DATA>
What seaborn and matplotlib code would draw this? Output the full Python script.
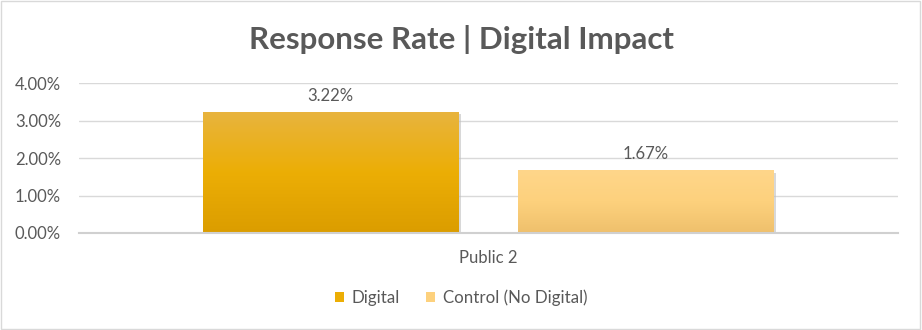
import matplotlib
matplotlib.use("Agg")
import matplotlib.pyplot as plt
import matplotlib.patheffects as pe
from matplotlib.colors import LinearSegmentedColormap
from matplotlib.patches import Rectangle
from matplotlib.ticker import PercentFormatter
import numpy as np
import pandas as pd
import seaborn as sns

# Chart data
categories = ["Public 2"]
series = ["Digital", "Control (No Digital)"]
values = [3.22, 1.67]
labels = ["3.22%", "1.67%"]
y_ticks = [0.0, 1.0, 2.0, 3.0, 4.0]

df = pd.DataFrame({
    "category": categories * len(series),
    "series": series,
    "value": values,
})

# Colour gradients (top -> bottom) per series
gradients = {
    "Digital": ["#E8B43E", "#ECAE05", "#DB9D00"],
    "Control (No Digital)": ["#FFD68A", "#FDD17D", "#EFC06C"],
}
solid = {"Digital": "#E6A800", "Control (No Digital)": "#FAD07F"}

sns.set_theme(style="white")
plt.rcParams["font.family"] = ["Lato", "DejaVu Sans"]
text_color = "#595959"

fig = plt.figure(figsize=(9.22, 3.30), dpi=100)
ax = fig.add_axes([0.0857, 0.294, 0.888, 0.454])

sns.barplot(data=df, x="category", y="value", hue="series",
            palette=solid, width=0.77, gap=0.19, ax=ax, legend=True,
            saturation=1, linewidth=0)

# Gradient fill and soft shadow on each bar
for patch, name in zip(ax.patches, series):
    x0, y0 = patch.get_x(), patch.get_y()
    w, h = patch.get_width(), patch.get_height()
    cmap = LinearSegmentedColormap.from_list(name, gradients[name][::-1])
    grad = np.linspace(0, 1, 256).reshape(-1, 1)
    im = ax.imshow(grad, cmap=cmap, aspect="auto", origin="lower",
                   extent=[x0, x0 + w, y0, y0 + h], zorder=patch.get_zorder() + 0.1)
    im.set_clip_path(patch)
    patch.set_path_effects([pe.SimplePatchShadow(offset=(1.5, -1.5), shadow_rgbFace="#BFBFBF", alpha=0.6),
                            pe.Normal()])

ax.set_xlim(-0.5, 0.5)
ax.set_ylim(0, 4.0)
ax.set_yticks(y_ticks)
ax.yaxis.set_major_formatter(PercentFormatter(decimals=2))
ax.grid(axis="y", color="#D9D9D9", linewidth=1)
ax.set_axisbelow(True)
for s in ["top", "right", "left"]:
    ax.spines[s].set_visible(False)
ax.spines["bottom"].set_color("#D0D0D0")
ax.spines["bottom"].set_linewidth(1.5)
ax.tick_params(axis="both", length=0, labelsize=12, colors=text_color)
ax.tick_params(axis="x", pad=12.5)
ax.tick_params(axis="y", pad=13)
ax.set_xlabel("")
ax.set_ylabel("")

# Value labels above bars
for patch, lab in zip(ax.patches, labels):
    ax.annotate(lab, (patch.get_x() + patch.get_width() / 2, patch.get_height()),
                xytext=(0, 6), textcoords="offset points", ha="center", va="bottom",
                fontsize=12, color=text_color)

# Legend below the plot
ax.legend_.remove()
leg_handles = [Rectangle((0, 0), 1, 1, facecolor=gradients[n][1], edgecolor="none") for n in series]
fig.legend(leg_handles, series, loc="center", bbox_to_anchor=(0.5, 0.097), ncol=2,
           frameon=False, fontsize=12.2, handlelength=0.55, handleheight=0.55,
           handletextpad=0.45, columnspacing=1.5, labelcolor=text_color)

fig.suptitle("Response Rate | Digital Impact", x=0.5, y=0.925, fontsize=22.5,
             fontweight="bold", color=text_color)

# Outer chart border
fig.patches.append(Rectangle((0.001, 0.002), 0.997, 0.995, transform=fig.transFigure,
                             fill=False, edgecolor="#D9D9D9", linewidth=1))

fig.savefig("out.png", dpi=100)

TASK TO COMPLETE> Without the pictures, please reproduce each line of the listing above exactly, from the first one through the line bearing "ax = fig.add_axes([0.0857, 0.294, 0.888, 0.454])".

COMPLETED EXERCISE>
What seaborn and matplotlib code would draw this? Output the full Python script.
import matplotlib
matplotlib.use("Agg")
import matplotlib.pyplot as plt
import matplotlib.patheffects as pe
from matplotlib.colors import LinearSegmentedColormap
from matplotlib.patches import Rectangle
from matplotlib.ticker import PercentFormatter
import numpy as np
import pandas as pd
import seaborn as sns

# Chart data
categories = ["Public 2"]
series = ["Digital", "Control (No Digital)"]
values = [3.22, 1.67]
labels = ["3.22%", "1.67%"]
y_ticks = [0.0, 1.0, 2.0, 3.0, 4.0]

df = pd.DataFrame({
    "category": categories * len(series),
    "series": series,
    "value": values,
})

# Colour gradients (top -> bottom) per series
gradients = {
    "Digital": ["#E8B43E", "#ECAE05", "#DB9D00"],
    "Control (No Digital)": ["#FFD68A", "#FDD17D", "#EFC06C"],
}
solid = {"Digital": "#E6A800", "Control (No Digital)": "#FAD07F"}

sns.set_theme(style="white")
plt.rcParams["font.family"] = ["Lato", "DejaVu Sans"]
text_color = "#595959"

fig = plt.figure(figsize=(9.22, 3.30), dpi=100)
ax = fig.add_axes([0.0857, 0.294, 0.888, 0.454])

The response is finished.